Aunque el Nevado del Ruiz sigue siendo un volcán activo, las tecnologías de monitoreo han avanzado enormemente desde 1985. El Servicio Geológico Colombiano (SGC) mantiene una vigilancia constante sobre su actividad sísmica, térmica y de gases.
Los actuales sistemas de alerta temprana permiten detectar con antelación movimientos peligrosos y activar protocolos de evacuación en municipios aledaños. Aun así, los expertos advierten que el riesgo no ha desaparecido: estudios recientes estiman que hay una probabilidad baja, pero latente, de erupciones moderadas que podrían afectar zonas cercanas si no se cumplen las rutas de prevención.
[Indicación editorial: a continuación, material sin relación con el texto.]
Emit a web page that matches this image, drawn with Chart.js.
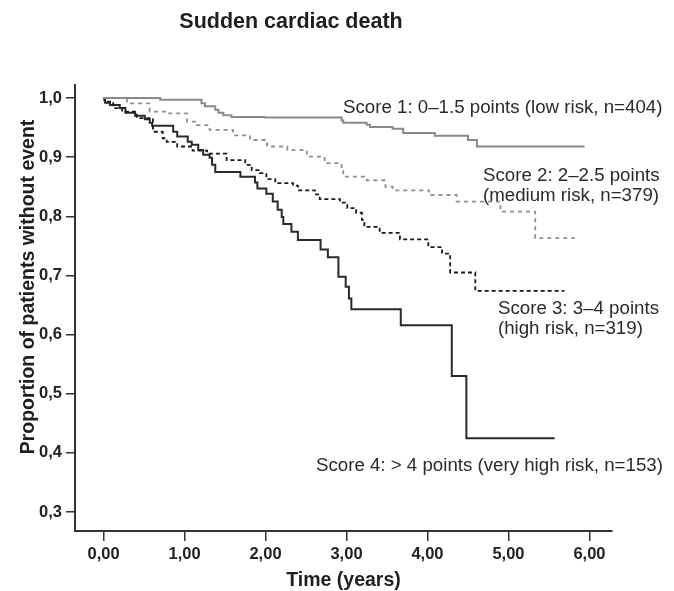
<!DOCTYPE html>
<html>
<head>
<meta charset="utf-8">
<title>Sudden cardiac death</title>
<script src="https://cdn.jsdelivr.net/npm/chart.js@4.4.1/dist/chart.umd.min.js"></script>
<style>
  body { margin: 0; background: #fff; }
  canvas { display: block; }
</style>
</head>
<body>
<canvas id="kmChart" width="674" height="591"></canvas>
<script>
// Kaplan-Meier curves (time in years, proportion without event)
const score1Time = [0, 0.70, 1.21, 1.25, 1.38, 1.42, 1.48, 1.58, 1.99, 2.94, 2.96, 3.25, 3.29, 3.57, 3.70, 4.09, 4.50, 4.61, 5.94];
const score1Surv = [1.0, 0.997, 0.991, 0.986, 0.980, 0.975, 0.971, 0.968, 0.967, 0.962, 0.958, 0.955, 0.951, 0.948, 0.941, 0.936, 0.929, 0.918, 0.918];

const score2Time = [0, 0.29, 0.57, 0.78, 1.03, 1.15, 1.31, 1.60, 1.81, 2.02, 2.27, 2.51, 2.73, 2.94, 2.96, 3.25, 3.48, 3.57, 4.02, 4.36, 4.90, 5.33, 5.82];
const score2Surv = [1.0, 0.991, 0.977, 0.974, 0.960, 0.954, 0.946, 0.937, 0.929, 0.918, 0.912, 0.901, 0.890, 0.878, 0.867, 0.861, 0.850, 0.844, 0.836, 0.825, 0.808, 0.763, 0.763];

const score3Time = [0, 0.01, 0.12, 0.23, 0.41, 0.61, 0.73, 0.78, 0.91, 1.10, 1.28, 1.52, 1.75, 1.83, 1.93, 2.01, 2.12, 2.34, 2.40, 2.61, 2.67, 2.92, 3.01, 3.12, 3.19, 3.22, 3.41, 3.66, 4.01, 4.18, 4.28, 4.59, 5.69];
const score3Surv = [1.0, 0.994, 0.983, 0.977, 0.966, 0.943, 0.932, 0.926, 0.918, 0.911, 0.906, 0.895, 0.887, 0.878, 0.873, 0.863, 0.856, 0.852, 0.844, 0.837, 0.829, 0.823, 0.814, 0.806, 0.794, 0.782, 0.772, 0.761, 0.748, 0.737, 0.705, 0.674, 0.674];

const score4Time = [0, 0.02, 0.08, 0.20, 0.27, 0.39, 0.51, 0.57, 0.60, 0.86, 0.91, 1.04, 1.09, 1.17, 1.23, 1.31, 1.34, 1.38, 1.69, 1.87, 1.90, 2.01, 2.09, 2.15, 2.20, 2.22, 2.32, 2.40, 2.68, 2.77, 2.90, 2.99, 3.03, 3.06, 3.67, 4.30, 4.48, 5.57];
const score4Surv = [1.0, 0.992, 0.988, 0.983, 0.975, 0.970, 0.964, 0.958, 0.953, 0.943, 0.935, 0.926, 0.921, 0.912, 0.904, 0.899, 0.887, 0.875, 0.867, 0.857, 0.847, 0.838, 0.825, 0.811, 0.799, 0.787, 0.774, 0.760, 0.744, 0.731, 0.698, 0.681, 0.661, 0.643, 0.616, 0.530, 0.425, 0.425];

const seriesNames = [
    ['Score 1: 0–1.5 points (low risk, n=404)'],
    ['Score 2: 2–2.5 points', '(medium risk, n=379)'],
    ['Score 3: 3–4 points', '(high risk, n=319)'],
    ['Score 4: > 4 points (very high risk, n=153)']
];

const xTickValues = [0, 1, 2, 3, 4, 5, 6];
const xTickLabels = ['0,00', '1,00', '2,00', '3,00', '4,00', '5,00', '6,00'];
const yTickValues = [0.3, 0.4, 0.5, 0.6, 0.7, 0.8, 0.9, 1.0];
const yTickLabels = ['0,3', '0,4', '0,5', '0,6', '0,7', '0,8', '0,9', '1,0'];

const chartTitle = 'Sudden cardiac death';
const xTitle = 'Time (years)';
const yTitle = 'Proportion of patients without event';

const FONT = '"Liberation Sans", Arial, Helvetica, sans-serif';

function toPoints(times, surv) {
    return times.map((t, i) => ({ x: t, y: surv[i] }));
}

// where each curve label sits, in data units (left edge, first baseline)
const labelAnchors = [
    { x: 2.957, y: 0.9746 },
    { x: 4.685, y: 0.8605 },
    { x: 4.870, y: 0.6348 },
    { x: 2.623, y: 0.3701 }
];

const textPlugin = {
    id: 'kmText',
    afterDraw(chart) {
        const ctx = chart.ctx;
        const xs = chart.scales.x;
        const ys = chart.scales.y;
        ctx.save();
        ctx.fillStyle = '#1f1f1f';
        ctx.textBaseline = 'alphabetic';

        // title
        ctx.font = 'bold 21.5px ' + FONT;
        ctx.textAlign = 'center';
        ctx.fillText(chartTitle, 291, 28);

        // axis titles
        ctx.font = 'bold 19.5px ' + FONT;
        ctx.fillText(xTitle, (chart.chartArea.left + chart.chartArea.right) / 2, 586);
        ctx.save();
        ctx.translate(34, 287);
        ctx.rotate(-Math.PI / 2);
        ctx.fillText(yTitle, 0, 0);
        ctx.restore();

        // curve labels
        ctx.font = '18.7px ' + FONT;
        ctx.fillStyle = '#2a2a2a';
        ctx.textAlign = 'left';
        seriesNames.forEach((lines, i) => {
            const px = xs.getPixelForValue(labelAnchors[i].x);
            const py = ys.getPixelForValue(labelAnchors[i].y);
            lines.forEach((line, j) => ctx.fillText(line, px, py + j * 20));
        });
        ctx.restore();
    }
};

document.addEventListener('DOMContentLoaded', function () {
    const ctx = document.getElementById('kmChart').getContext('2d');

    // horizontal first, then the drop at the event time
    const lineBase = {
        stepped: 'before',
        fill: false,
        pointRadius: 0,
        pointHoverRadius: 0,
        tension: 0
    };

    new Chart(ctx, {
        type: 'line',
        data: {
            datasets: [
                Object.assign({}, lineBase, {
                    label: seriesNames[0][0],
                    data: toPoints(score1Time, score1Surv),
                    borderColor: '#8a8a8a',
                    borderWidth: 2
                }),
                Object.assign({}, lineBase, {
                    label: seriesNames[1][0],
                    data: toPoints(score2Time, score2Surv),
                    borderColor: '#8f8f8f',
                    borderWidth: 1.8,
                    borderDash: [4, 4]
                }),
                Object.assign({}, lineBase, {
                    label: seriesNames[2][0],
                    data: toPoints(score3Time, score3Surv),
                    borderColor: '#1a1a1a',
                    borderWidth: 1.8,
                    borderDash: [4, 3]
                }),
                Object.assign({}, lineBase, {
                    label: seriesNames[3][0],
                    data: toPoints(score4Time, score4Surv),
                    borderColor: '#2a2a2a',
                    borderWidth: 2
                })
            ]
        },
        options: {
            responsive: false,
            animation: false,
            layout: { padding: { top: 85, right: 62, bottom: 0, left: 8 } },
            plugins: {
                legend: { display: false },
                tooltip: { enabled: false }
            },
            scales: {
                x: {
                    type: 'linear',
                    min: -0.352,
                    max: 6.278,
                    afterBuildTicks: s => { s.ticks = xTickValues.map(v => ({ value: v })); },
                    afterFit: s => { s.height = 60; },
                    grid: { drawOnChartArea: false, drawTicks: true, tickLength: 10, color: '#333', lineWidth: 1.5 },
                    border: { color: '#333', width: 2 },
                    ticks: {
                        padding: 4,
                        color: '#222',
                        font: { family: FONT, size: 16.5, weight: 'bold' },
                        callback: (v, i) => xTickLabels[i]
                    }
                },
                y: {
                    type: 'linear',
                    min: 0.268,
                    max: 1.022,
                    afterBuildTicks: s => { s.ticks = yTickValues.map(v => ({ value: v })); },
                    afterFit: s => { s.width = 67; },
                    grid: { drawOnChartArea: false, drawTicks: true, tickLength: 9, color: '#333', lineWidth: 1.5 },
                    border: { color: '#333', width: 2 },
                    ticks: {
                        padding: 4,
                        color: '#222',
                        font: { family: FONT, size: 16.5, weight: 'bold' },
                        callback: (v, i) => yTickLabels[i]
                    }
                }
            }
        },
        plugins: [textPlugin]
    });
});
</script>
</body>
</html>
La tragedia de Armero dejó una lección dolorosa pero valiosa: la importancia de escuchar a la ciencia y de actuar con decisión frente a las advertencias naturales.
Armero, 40 años después: el eco de una promesa
Casi cuatro décadas después, Armero sigue siendo un símbolo de pérdida y aprendizaje. Cada 13 de noviembre, los sobrevivientes, familiares y ciudadanos de todo el país se reúnen para conmemorar la vida de quienes quedaron bajo el lodo. Se encienden velas, se rezan oraciones y se comparte un mismo deseo: que una tragedia así nunca vuelva a repetirse.
Porque Armero no murió, permanece vivo en los corazones de los colombianos y en la memoria colectiva, recordándonos que el olvido es tan peligroso como el fuego del volcán.